Emit the data below verbatim, stripping out any pictures.

◆ **DATA PROVIDED**
────────

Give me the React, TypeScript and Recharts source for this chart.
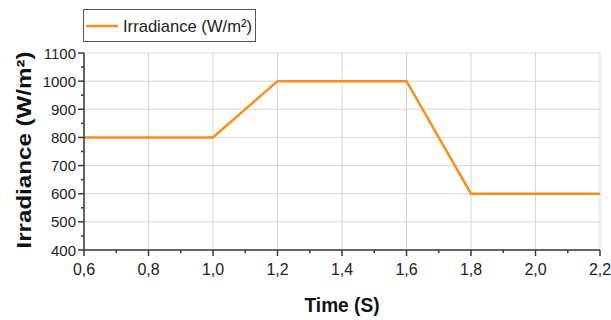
import { CartesianGrid, Legend, Line, LineChart, XAxis, YAxis } from "recharts";

const times = [0.6, 1.0, 1.2, 1.6, 1.8, 2.2];
const irradiance = [800, 800, 1000, 1000, 600, 600];

const xTicks = [0.6, 0.7, 0.8, 0.9, 1.0, 1.1, 1.2, 1.3, 1.4, 1.5, 1.6, 1.7, 1.8, 1.9, 2.0, 2.1, 2.2];
const xMajor = [0.6, 0.8, 1.0, 1.2, 1.4, 1.6, 1.8, 2.0, 2.2];
const yTicks = [400, 450, 500, 550, 600, 650, 700, 750, 800, 850, 900, 950, 1000, 1050, 1100];
const yMajor = [400, 500, 600, 700, 800, 900, 1000, 1100];

const data = times.map((t, i) => ({ t, irr: irradiance[i] }));

const FONT = "'Liberation Sans', Arial, sans-serif";
const ORANGE = "#FF8C1A";
const AXIS = "#3a3a3a";

const isMajorX = (v: number) => xMajor.some((m) => Math.abs(m - v) < 1e-6);
const isMajorY = (v: number) => yMajor.includes(v);

function XTick(props: any) {
  const { x, y, payload } = props;
  const major = isMajorX(payload.value);
  return (
    <g>
      <line x1={x} x2={x} y1={y} y2={y + (major ? 6 : 3)} stroke={AXIS} strokeWidth={1.5} />
      {major && (
        <text x={x} y={y + 25} textAnchor="middle" fontFamily={FONT} fontSize={16} fill="#222">
          {payload.value.toFixed(1).replace(".", ",")}
        </text>
      )}
    </g>
  );
}

function YTick(props: any) {
  const { x, y, payload } = props;
  const major = isMajorY(payload.value);
  return (
    <g>
      <line x1={x} x2={x - (major ? 6 : 3)} y1={y} y2={y} stroke={AXIS} strokeWidth={1.5} />
      {major && (
        <text x={x - 8} y={y + 5.5} textAnchor="end" fontFamily={FONT} fontSize={15} fill="#222">
          {payload.value}
        </text>
      )}
    </g>
  );
}

function LegendBox() {
  return (
    <svg width={173} height={33} style={{ display: "block" }}>
      <rect x={0.5} y={0.5} width={172} height={32} fill="#fff" stroke="#555" strokeWidth={1} />
      <line x1={3} x2={35} y1={17} y2={17} stroke={ORANGE} strokeWidth={2.5} />
      <text x={40} y={23} fontFamily={FONT} fontSize={17} fill="#222" textLength={129} lengthAdjust="spacingAndGlyphs">
        Irradiance (W/m²)
      </text>
    </svg>
  );
}

export default function App() {
  return (
    <div style={{ position: "absolute", left: 0, top: 0, width: 611, height: 320, background: "#fff" }}>
      <LineChart width={611} height={320} data={data} margin={{ top: 53, right: 11, left: 0, bottom: 0 }}>
        <CartesianGrid stroke="#d6d6d6" strokeWidth={1} verticalValues={xMajor} horizontalValues={yMajor} />
        <XAxis
          dataKey="t"
          type="number"
          domain={[0.6, 2.2]}
          ticks={xTicks}
          interval={0}
          height={70}
          tickSize={0}
          tickMargin={0}
          tickLine={false}
          axisLine={{ stroke: AXIS, strokeWidth: 1.5 }}
          tick={<XTick />}
          label={{
            content: () => (
              <text x={342} y={312} textAnchor="middle" fontFamily={FONT} fontWeight="bold" fontSize={20} fill="#111" textLength={75} lengthAdjust="spacingAndGlyphs">
                Time (S)
              </text>
            ),
          }}
        />
        <XAxis xAxisId="top" orientation="top" dataKey="t" type="number" domain={[0.6, 2.2]} height={0} tick={false} tickLine={false} axisLine={{ stroke: AXIS, strokeWidth: 1.5 }} />
        <YAxis
          type="number"
          domain={[400, 1100]}
          ticks={yTicks}
          interval={0}
          width={84}
          tickSize={0}
          tickMargin={0}
          tickLine={false}
          axisLine={{ stroke: AXIS, strokeWidth: 1.5 }}
          tick={<YTick />}
          label={{
            content: () => (
              <text transform="translate(31,150) rotate(-90)" textAnchor="middle" fontFamily={FONT} fontWeight="bold" fontSize={20} fill="#111" textLength={197} lengthAdjust="spacingAndGlyphs">
                Irradiance (W/m²)
              </text>
            ),
          }}
        />
        <YAxis yAxisId="right" orientation="right" domain={[400, 1100]} width={0} tick={false} tickLine={false} axisLine={{ stroke: AXIS, strokeWidth: 1.5 }} />
        <Legend
          verticalAlign="middle"
          align="center"
          content={() => <LegendBox />}
          wrapperStyle={{ position: "absolute", left: 83, top: 9, width: "auto", height: "auto" }}
        />
        <Line
          type="linear"
          dataKey="irr"
          stroke={ORANGE}
          strokeWidth={2.5}
          dot={false}
          activeDot={false}
          isAnimationActive={false}
        />
      </LineChart>
    </div>
  );
}
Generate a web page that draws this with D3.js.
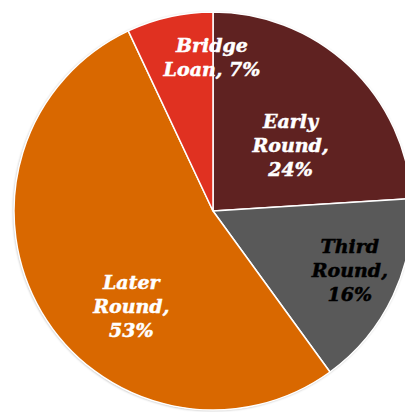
<!DOCTYPE html>
<html><head><meta charset="utf-8">
<script src="https://cdn.jsdelivr.net/npm/d3@7"></script>
<style>html,body{margin:0;padding:0;background:#fff;}svg{display:block;}</style>
</head><body>
<svg id="c" width="405" height="412"></svg>
<script>
const categories = ["Early Round", "Third Round", "Later Round", "Bridge Loan"];
const values = [24, 16, 53, 7];
const labelLines = [["Early", "Round,", "24%"], ["Third", "Round,", "16%"], ["Later", "Round,", "53%"], ["Bridge", "Loan, 7%"]];

const colors = ["#5f2221", "#595959", "#d96800", "#e03121"];
const textColors = ["#ffffff", "#000000", "#ffffff", "#ffffff"];
// label placement: [radius fraction, angle shift in degrees]
const labelPlace = [[0.51, 6.6], [0.75, -1.6], [0.63, -18.7], [0.77, 12.2]];

const svg = d3.select("#c");
const cx = 213, cy = 211, R = 199;
const defs = svg.append("defs");
const f = defs.append("filter").attr("id","sh").attr("x","-10%").attr("y","-10%").attr("width","120%").attr("height","120%");
f.append("feDropShadow").attr("dx",-0.5).attr("dy",0.5).attr("stdDeviation",1.2).attr("flood-color","#000").attr("flood-opacity",0.35);

const g = svg.append("g").attr("transform", `translate(${cx},${cy})`);
const pie = d3.pie().sort(null).value(d => d)(values);
const arc = d3.arc().innerRadius(0).outerRadius(R);

g.append("circle").attr("r", R).attr("fill", "#fff").attr("filter", "url(#sh)");
g.selectAll("path.slice").data(pie).join("path")
  .attr("class","slice")
  .attr("d", arc)
  .attr("fill", (d,i) => colors[i])
  .attr("stroke", "#fff").attr("stroke-width", 1.5).attr("stroke-linejoin","round");

const fs = 19, lh = 24;
pie.forEach((d,i) => {
  const mid = (d.startAngle + d.endAngle)/2 + labelPlace[i][1]*Math.PI/180;
  const r = labelPlace[i][0]*R;
  const x = Math.sin(mid)*r, y = -Math.cos(mid)*r;
  const lines = labelLines[i];
  const t = g.append("text")
    .attr("text-anchor","middle")
    .attr("font-family","Georgia, 'DejaVu Serif', serif")
    .attr("font-weight","bold").attr("font-style","italic")
    .attr("font-size", fs)
    .attr("fill", textColors[i])
    .attr("stroke", textColors[i]).attr("stroke-width", 0.5);
  lines.forEach((ln,k) => {
    t.append("tspan").attr("x", x)
      .attr("y", y + (k - (lines.length-1)/2)*lh)
      .attr("dy","0.35em")
      .text(ln);
  });
});
</script>
</body></html>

────────

◆ **PROBLEM SOLUTION**
Give me the React, TypeScript and Recharts source for this chart.
import { CartesianGrid, Legend, Line, LineChart, XAxis, YAxis } from "recharts";

const times = [0.6, 1.0, 1.2, 1.6, 1.8, 2.2];
const irradiance = [800, 800, 1000, 1000, 600, 600];

const xTicks = [0.6, 0.7, 0.8, 0.9, 1.0, 1.1, 1.2, 1.3, 1.4, 1.5, 1.6, 1.7, 1.8, 1.9, 2.0, 2.1, 2.2];
const xMajor = [0.6, 0.8, 1.0, 1.2, 1.4, 1.6, 1.8, 2.0, 2.2];
const yTicks = [400, 450, 500, 550, 600, 650, 700, 750, 800, 850, 900, 950, 1000, 1050, 1100];
const yMajor = [400, 500, 600, 700, 800, 900, 1000, 1100];

const data = times.map((t, i) => ({ t, irr: irradiance[i] }));

const FONT = "'Liberation Sans', Arial, sans-serif";
const ORANGE = "#FF8C1A";
const AXIS = "#3a3a3a";

const isMajorX = (v: number) => xMajor.some((m) => Math.abs(m - v) < 1e-6);
const isMajorY = (v: number) => yMajor.includes(v);

function XTick(props: any) {
  const { x, y, payload } = props;
  const major = isMajorX(payload.value);
  return (
    <g>
      <line x1={x} x2={x} y1={y} y2={y + (major ? 6 : 3)} stroke={AXIS} strokeWidth={1.5} />
      {major && (
        <text x={x} y={y + 25} textAnchor="middle" fontFamily={FONT} fontSize={16} fill="#222">
          {payload.value.toFixed(1).replace(".", ",")}
        </text>
      )}
    </g>
  );
}

function YTick(props: any) {
  const { x, y, payload } = props;
  const major = isMajorY(payload.value);
  return (
    <g>
      <line x1={x} x2={x - (major ? 6 : 3)} y1={y} y2={y} stroke={AXIS} strokeWidth={1.5} />
      {major && (
        <text x={x - 8} y={y + 5.5} textAnchor="end" fontFamily={FONT} fontSize={15} fill="#222">
          {payload.value}
        </text>
      )}
    </g>
  );
}

function LegendBox() {
  return (
    <svg width={173} height={33} style={{ display: "block" }}>
      <rect x={0.5} y={0.5} width={172} height={32} fill="#fff" stroke="#555" strokeWidth={1} />
      <line x1={3} x2={35} y1={17} y2={17} stroke={ORANGE} strokeWidth={2.5} />
      <text x={40} y={23} fontFamily={FONT} fontSize={17} fill="#222" textLength={129} lengthAdjust="spacingAndGlyphs">
        Irradiance (W/m²)
      </text>
    </svg>
  );
}

export default function App() {
  return (
    <div style={{ position: "absolute", left: 0, top: 0, width: 611, height: 320, background: "#fff" }}>
      <LineChart width={611} height={320} data={data} margin={{ top: 53, right: 11, left: 0, bottom: 0 }}>
        <CartesianGrid stroke="#d6d6d6" strokeWidth={1} verticalValues={xMajor} horizontalValues={yMajor} />
        <XAxis
          dataKey="t"
          type="number"
          domain={[0.6, 2.2]}
          ticks={xTicks}
          interval={0}
          height={70}
          tickSize={0}
          tickMargin={0}
          tickLine={false}
          axisLine={{ stroke: AXIS, strokeWidth: 1.5 }}
          tick={<XTick />}
          label={{
            content: () => (
              <text x={342} y={312} textAnchor="middle" fontFamily={FONT} fontWeight="bold" fontSize={20} fill="#111" textLength={75} lengthAdjust="spacingAndGlyphs">
                Time (S)
              </text>
            ),
          }}
        />
        <XAxis xAxisId="top" orientation="top" dataKey="t" type="number" domain={[0.6, 2.2]} height={0} tick={false} tickLine={false} axisLine={{ stroke: AXIS, strokeWidth: 1.5 }} />
        <YAxis
          type="number"
          domain={[400, 1100]}
          ticks={yTicks}
          interval={0}
          width={84}
          tickSize={0}
          tickMargin={0}
          tickLine={false}
          axisLine={{ stroke: AXIS, strokeWidth: 1.5 }}
          tick={<YTick />}
          label={{
            content: () => (
              <text transform="translate(31,150) rotate(-90)" textAnchor="middle" fontFamily={FONT} fontWeight="bold" fontSize={20} fill="#111" textLength={197} lengthAdjust="spacingAndGlyphs">
                Irradiance (W/m²)
              </text>
            ),
          }}
        />
        <YAxis yAxisId="right" orientation="right" domain={[400, 1100]} width={0} tick={false} tickLine={false} axisLine={{ stroke: AXIS, strokeWidth: 1.5 }} />
        <Legend
          verticalAlign="middle"
          align="center"
          content={() => <LegendBox />}
          wrapperStyle={{ position: "absolute", left: 83, top: 9, width: "auto", height: "auto" }}
        />
        <Line
          type="linear"
          dataKey="irr"
          stroke={ORANGE}
          strokeWidth={2.5}
          dot={false}
          activeDot={false}
          isAnimationActive={false}
        />
      </LineChart>
    </div>
  );
}
Generate a web page that draws this with D3.js.
<!DOCTYPE html>
<html><head><meta charset="utf-8">
<script src="https://cdn.jsdelivr.net/npm/d3@7"></script>
<style>html,body{margin:0;padding:0;background:#fff;}svg{display:block;}</style>
</head><body>
<svg id="c" width="405" height="412"></svg>
<script>
const categories = ["Early Round", "Third Round", "Later Round", "Bridge Loan"];
const values = [24, 16, 53, 7];
const labelLines = [["Early", "Round,", "24%"], ["Third", "Round,", "16%"], ["Later", "Round,", "53%"], ["Bridge", "Loan, 7%"]];

const colors = ["#5f2221", "#595959", "#d96800", "#e03121"];
const textColors = ["#ffffff", "#000000", "#ffffff", "#ffffff"];
// label placement: [radius fraction, angle shift in degrees]
const labelPlace = [[0.51, 6.6], [0.75, -1.6], [0.63, -18.7], [0.77, 12.2]];

const svg = d3.select("#c");
const cx = 213, cy = 211, R = 199;
const defs = svg.append("defs");
const f = defs.append("filter").attr("id","sh").attr("x","-10%").attr("y","-10%").attr("width","120%").attr("height","120%");
f.append("feDropShadow").attr("dx",-0.5).attr("dy",0.5).attr("stdDeviation",1.2).attr("flood-color","#000").attr("flood-opacity",0.35);

const g = svg.append("g").attr("transform", `translate(${cx},${cy})`);
const pie = d3.pie().sort(null).value(d => d)(values);
const arc = d3.arc().innerRadius(0).outerRadius(R);

g.append("circle").attr("r", R).attr("fill", "#fff").attr("filter", "url(#sh)");
g.selectAll("path.slice").data(pie).join("path")
  .attr("class","slice")
  .attr("d", arc)
  .attr("fill", (d,i) => colors[i])
  .attr("stroke", "#fff").attr("stroke-width", 1.5).attr("stroke-linejoin","round");

const fs = 19, lh = 24;
pie.forEach((d,i) => {
  const mid = (d.startAngle + d.endAngle)/2 + labelPlace[i][1]*Math.PI/180;
  const r = labelPlace[i][0]*R;
  const x = Math.sin(mid)*r, y = -Math.cos(mid)*r;
  const lines = labelLines[i];
  const t = g.append("text")
    .attr("text-anchor","middle")
    .attr("font-family","Georgia, 'DejaVu Serif', serif")
    .attr("font-weight","bold").attr("font-style","italic")
    .attr("font-size", fs)
    .attr("fill", textColors[i])
    .attr("stroke", textColors[i]).attr("stroke-width", 0.5);
  lines.forEach((ln,k) => {
    t.append("tspan").attr("x", x)
      .attr("y", y + (k - (lines.length-1)/2)*lh)
      .attr("dy","0.35em")
      .text(ln);
  });
});
</script>
</body></html>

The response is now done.